One thing is for certain: If the Nationals do decide to trade Soto, the return they get back better be astronomical. Otherwise, what's the point?

And that's exactly what former Nationals GM, er, MLB analyst Jim Bowden is predicting. Not only will the Nats get their asking price, he says, but they may even get more than that. Or, "the biggest haul in #MLB history," as he put it.

Bowden noting the market sizes is an oft-overlooked part of the equation here, should the Nationals decide to move Soto. It's a nuance that 106.7 The Fan's Grant Paulsen also noted last week when reporting why the baseball people inside the organization may have a differing opinion than ownership about what to do with their highly in-demand slugger.

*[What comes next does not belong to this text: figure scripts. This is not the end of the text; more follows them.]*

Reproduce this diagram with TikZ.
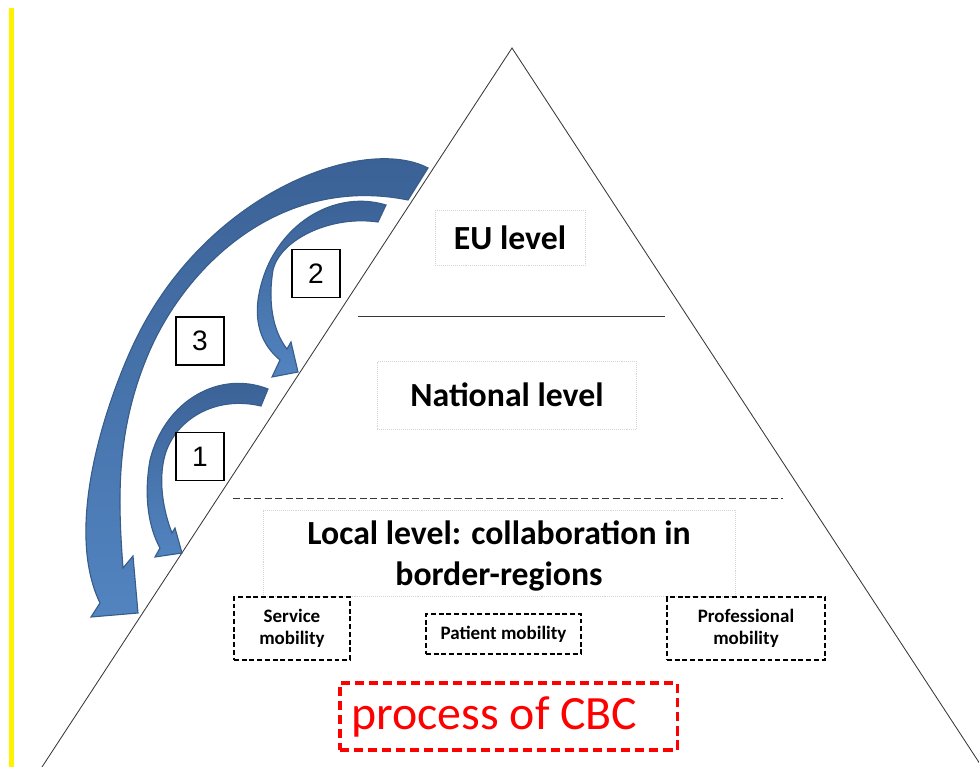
\documentclass[tikz,border=0pt]{standalone}
\usepackage{fontspec}
\setmainfont{Carlito}
\newfontfamily\arialfont{Liberation Sans}
\usetikzlibrary{positioning}
\definecolor{arrowdark}{RGB}{58,96,148}
\definecolor{arrowlight}{RGB}{82,132,192}
\definecolor{arrowedge}{RGB}{56,93,138}
\definecolor{boxgray}{RGB}{212,212,212}
\definecolor{pyrline}{RGB}{55,55,55}
\begin{document}
\begin{tikzpicture}[x=0.025cm,y=-0.025cm,
  lvlbox/.style={draw=boxgray,densely dotted,line width=0.4pt,align=center,inner sep=0pt,
    font=\bfseries\fontsize{24}{29}\selectfont},
  mobbox/.style={draw,dash pattern=on 3.5pt off 2pt,line width=0.8pt,align=center,inner sep=0pt,
    font=\bfseries\fontsize{13.5}{16}\selectfont},
  numbox/.style={draw,line width=0.8pt,minimum size=1.2cm,inner sep=0pt,
    font=\arialfont\fontsize{20}{24}\selectfont},
  bigarrow/.style={top color=arrowdark,bottom color=arrowlight,draw=arrowedge,line width=0.8pt}]
\useasboundingbox (0,0) rectangle (979,767);

% Yellow margin line
\draw[yellow,line width=3.5pt] (11.5,8) -- (11.5,767);

% Pyramid
\coordinate (apex) at (512,48);
\draw[pyrline,line width=0.6pt] (42,767) -- (apex) -- (982,767);
\draw[pyrline,line width=0.7pt] (358,316) -- (665,316);
\draw[pyrline,line width=0.7pt,dash pattern=on 5pt off 2.5pt] (233,498) -- (783,498);

% Levels
\node[lvlbox,minimum width=3.75cm,minimum height=1.375cm] (eu) at (510,238) {EU level};
\node[lvlbox,minimum width=6.475cm,minimum height=1.7cm] (nat) at (507,395) {National level};
\node[lvlbox,minimum width=11.8cm,minimum height=2.15cm,text depth=0pt] (loc) at (499,553)
  {Local level: collaboration in\\border-regions};

% Kinds of mobility
\node[mobbox,minimum width=2.9cm,minimum height=1.575cm] (serv) at (292,628.5) {Service\\mobility};
\node[mobbox,minimum width=3.875cm,minimum height=1cm] (pat) at (503.5,634) {Patient mobility};
\node[mobbox,minimum width=3.95cm,minimum height=1.575cm] (prof) at (746,628.5) {Professional\\mobility};

% Process
\node[draw=red,text=red,line width=2.2pt,dash pattern=on 6.5pt off 3.5pt,
  minimum width=8.425cm,minimum height=1.675cm,inner sep=0pt,
  font=\fontsize{34}{38}\selectfont] (cbc) at (508.5,716.5) {process of CBC\kern0.7cm};

% Curved arrows
\shade[bigarrow] (428,168) .. controls (365,135) and (210,190) .. (137,337)
  .. controls (115.5,380) and (60,520) .. (100,603)
  -- (91,617) -- (138,613) -- (133,556) -- (123,568)
  .. controls (118,500) and (115,430) .. (150,350)
  .. controls (190,260) and (285,175) .. (408,200) -- cycle;
\shade[bigarrow] (386,205) .. controls (330,188) and (268,230) .. (258,300)
  .. controls (255,325) and (262,345) .. (280,360)
  -- (272,377) -- (298,372) -- (291,342) -- (287,349)
  .. controls (272,330) and (268,300) .. (273,270)
  .. controls (280,240) and (330,215) .. (378,222) -- cycle;
\shade[bigarrow] (268,389) .. controls (220,370) and (165,400) .. (150,460)
  .. controls (143,500) and (150,530) .. (160,548)
  -- (155,557) -- (182,553) -- (175,528) -- (172,533)
  .. controls (163,510) and (158,480) .. (165,455)
  .. controls (175,420) and (215,395) .. (261,406) -- cycle;

% Step numbers
\node[numbox,fill=white] (n1) at (200,456.5) {1};
\node[numbox,fill=white] (n2) at (316,273.5) {2};
\node[numbox,fill=white] (n3) at (200,341) {3};
\end{tikzpicture}
\end{document}
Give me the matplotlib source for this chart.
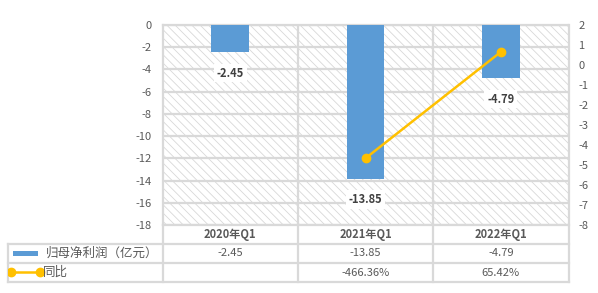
import matplotlib
matplotlib.use("Agg")
import matplotlib.pyplot as plt
from matplotlib.patches import Rectangle
from matplotlib.lines import Line2D
import numpy as np

plt.rcParams['font.family'] = ['Noto Sans CJK SC', 'DejaVu Sans']
plt.rcParams['axes.unicode_minus'] = False
plt.rcParams['hatch.linewidth'] = 0.6

# data
quarters = ['2020年Q1', '2021年Q1', '2022年Q1']
profit = [-2.45, -13.85, -4.79]          # 归母净利润（亿元）
yoy = [np.nan, -4.6636, 0.6542]          # 同比 (ratio)
profit_labels = ['-2.45', '-13.85', '-4.79']
yoy_labels = ['', '-466.36%', '65.42%']
series_names = ['归母净利润（亿元）', '同比']

bar_color = '#5B9BD5'
line_color = '#FFC000'
grid_color = '#d9d9d9'
text_color = '#595959'

W, H = 598, 293
fig = plt.figure(figsize=(W / 100, H / 100), dpi=100)

# main plot area
px_l, px_r, px_t, px_b = 162.5, 568.5, 25, 225
ax = fig.add_axes([px_l / W, (H - px_b) / H, (px_r - px_l) / W, (px_b - px_t) / H])
x = np.arange(len(quarters))
ax.set_xlim(-0.5, len(quarters) - 0.5)
ax.set_ylim(-18, 0)

# hatched background
bg = Rectangle((0, 0), 1, 1, transform=ax.transAxes, facecolor='white',
               edgecolor='#d8d8d8', linewidth=0, hatch='\\\\\\\\', zorder=0)
ax.add_patch(bg)

ax.set_yticks(np.arange(-18, 1, 2))
ax.grid(axis='y', color=grid_color, linewidth=1.6, zorder=1)
for b in np.arange(0.5, len(quarters) - 0.5, 1):
    ax.axvline(b, color=grid_color, linewidth=1.6, zorder=1)
for s in ax.spines.values():
    s.set_color(grid_color)
    s.set_linewidth(1.6)
ax.set_xticks([])
ax.tick_params(axis='y', length=0, labelsize=8, labelcolor=text_color, pad=8)

ax.bar(x, profit, width=0.28, color=bar_color, zorder=3)
for xi, v, lab in zip(x, profit, profit_labels):
    ax.annotate(lab, (xi, v), xytext=(0, -15), textcoords='offset points',
                ha='center', va='center', fontsize=8, fontweight='bold', color='#404040',
                bbox=dict(boxstyle='square,pad=0.25', fc='white', ec='none'), zorder=5)

ax2 = ax.twinx()
ax2.set_ylim(-8, 2)
ax2.set_yticks(np.arange(-8, 3, 1))
ax2.plot(x, yoy, color=line_color, linewidth=1.8, marker='o', markersize=6, zorder=4)
for s in ax2.spines.values():
    s.set_visible(False)
ax2.tick_params(axis='y', length=0, labelsize=8, labelcolor=text_color, pad=7)

# data table below
t_l, t_t, t_b = 8, 225, 282
left_units = (px_l - t_l) / ((px_r - px_l) / len(quarters))
tax = fig.add_axes([t_l / W, (H - t_b) / H, (px_r - t_l) / W, (t_b - t_t) / H])
tax.set_xlim(-0.5 - left_units, len(quarters) - 0.5)
tax.set_ylim(0, 3)
tax.axis('off')
x0 = -0.5 - left_units
lw = 1.6
for yv in [0, 1, 2]:
    tax.plot([x0, len(quarters) - 0.5], [yv, yv], color=grid_color, linewidth=lw, clip_on=False)
tax.plot([x0, x0], [0, 2], color=grid_color, linewidth=lw, clip_on=False)
for b in np.arange(-0.5, len(quarters), 1):
    tax.plot([b, b], [0, 3], color=grid_color, linewidth=lw, clip_on=False)

for xi, q, p, yl in zip(x, quarters, profit_labels, yoy_labels):
    tax.text(xi, 2.5, q, ha='center', va='center', fontsize=8, fontweight='bold', color=text_color)
    tax.text(xi, 1.5, p, ha='center', va='center', fontsize=8, color=text_color)
    tax.text(xi, 0.5, yl, ha='center', va='center', fontsize=8, color=text_color)

# legend keys in table
tax.add_patch(Rectangle((x0 + 0.04, 1.38), 0.18, 0.26, facecolor=bar_color, edgecolor='none'))
tax.text(x0 + 0.28, 1.5, series_names[0], ha='left', va='center', fontsize=9, color=text_color)
tax.add_line(Line2D([x0 + 0.02, x0 + 0.24], [0.55, 0.55], color=line_color, linewidth=1.8,
                    marker='o', markersize=6))
tax.text(x0 + 0.26, 0.5, series_names[1], ha='left', va='center', fontsize=9, color=text_color)

fig.savefig('out.png', dpi=100)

"They would like to trade him now, because then your smaller and medium market teams are gonna get in on this," Paulsen observed on 106.7 The Fan. "Because they can talk their owners into having three swings with Juan Soto to win a World Series. It's unprecedented. You normally trade for a guy like Soto, you get one run, renting him for a few months. You get two runs if you're lucky. See: Trea Turner from Washington to LA last year for a year and a half left. This is two and a half years and three postseasons."

"So a Tampa Bay, or a San Francisco or a Milwaukee, or these teams that would never spend on him to keep him in free agency," he added, "they could still give up the four or five, six prospects — whatever it might take — to bring him in because they have an opportunity to win two titles in the next three years, and that's justified to them. So the baseball people, I believe, would like to trade him now."

Paulsen, it should be noted, was 'not convinced' the Lerners would sign off on a Soto trade, suggesting that they may put the kibosh on any potential deal just as they did with Bryce Harper in 2018, perhaps because of the weight of their own legacy and being known as the owners who traded a future Hall of Famer.